How to Take Criticism in Stride
Executives take a lot of pushback, but don’t always handle it well. A key step is to create an environment where critics know they’ll be heard.
No CEO takes the top job expecting to always be agreed with. But the reasons that a CEO can receive criticism are more robust and intense than ever, from return-to-office policies to political stances to unusual hobbies that some consider a distraction. (Insensitive social-media posts can invite brickbats too, even on relatively calm venues like LinkedIn.)
Which is to say that successful leaders should make an effort to anticipate criticism and create environments where it can be expressed in a healthy way—whether that’s among staff, board members, or other association stakeholders. In a recent Sloan MIT Management Review article on the topic, authors Phillip G. Clampitt and Bob DeKoch spotlight some of the ways executives tend to get that wrong. But they effectively boil down to the same error: ignoring the problem and wishing it would just go away.
CEOs might do that by ceding the discussion to those who deliver the loudest and most impassioned comments, not necessarily most thought-through arguments; effectively being that person by taking authoritarian, my-way-or-the-highway stances; or telling critics that their concerns are irrelevant or overinflated, which, the authors write, offers “false certainty that undermines trust in the long term.”

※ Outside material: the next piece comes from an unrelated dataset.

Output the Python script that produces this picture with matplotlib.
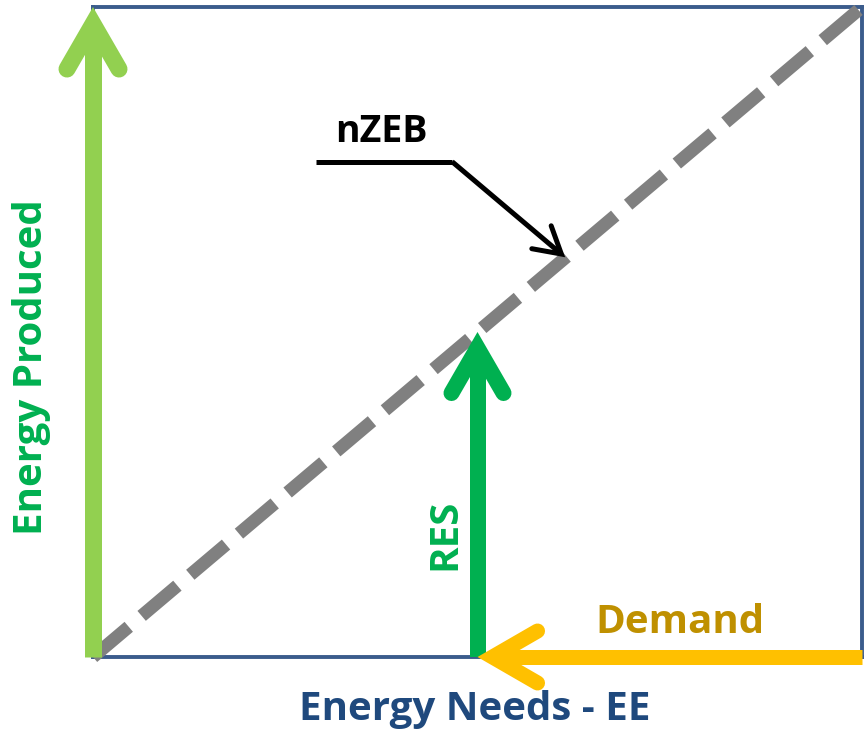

The tricky part for executives is that they often don’t realize they’re creating or enabling this dynamic unless they’re explicitly called out on it. The authors share the example of one CEO who, wondering why they weren’t receiving robust feedback, was told, “We don’t share our thoughts on this issue because you are going to do what you are going to do, regardless of what we say.”
Of course, the proper posture for a CEO to take here is to be open to criticism and cultivate candor. But one point that Clampitt and DeKoch stress is that, lacking an explicitly created environment for those candid conversations, they’re unlikely to happen. The authors are skeptical about large, town-hall style conversations around contentious issues, which can devolve into rant-filled free-for-alls. Small-group discussions, they write, “maximize the opportunities for insightful queries, deliberative discourse, and respectful debate.”
True, it’s a good thing to create white space in an executive or board meeting that’s designed for expressing concerns and disagreements. (And sometimes that can involve literal white space, they explain, recommending using a whiteboard to record concerns anonymously in meetings, which can assist with “tempering strong emotions.”)
But the most effective approach to managing pushback, they explain, is being the kind of leader who makes it clear they’re always ready and willing to absorb it. Leaders should be prepared to vocalize the pushback they receive, both in the midst of conversations and while announcing the final path they’ve decided on. “Simple tactics like asking questions or rephrasing someone else’s argument—particularly those with which you disagree—can temper the rebuttal and almost magically enhance the conversational tone,” they write.
That magic won’t extend to making everybody agree with you, of course—ultimately, leaders have to be decisive and move in a direction that will frustrate some people. After all, a leader’s goal isn’t to be universally loved, but to make the most thoughtful decisions possible that are in the organization’s best interest. Creating space to listen to criticism, acknowledge it, and integrate it in the decision-making process goes a lot farther than suppressing the concerns you’ll inevitably face.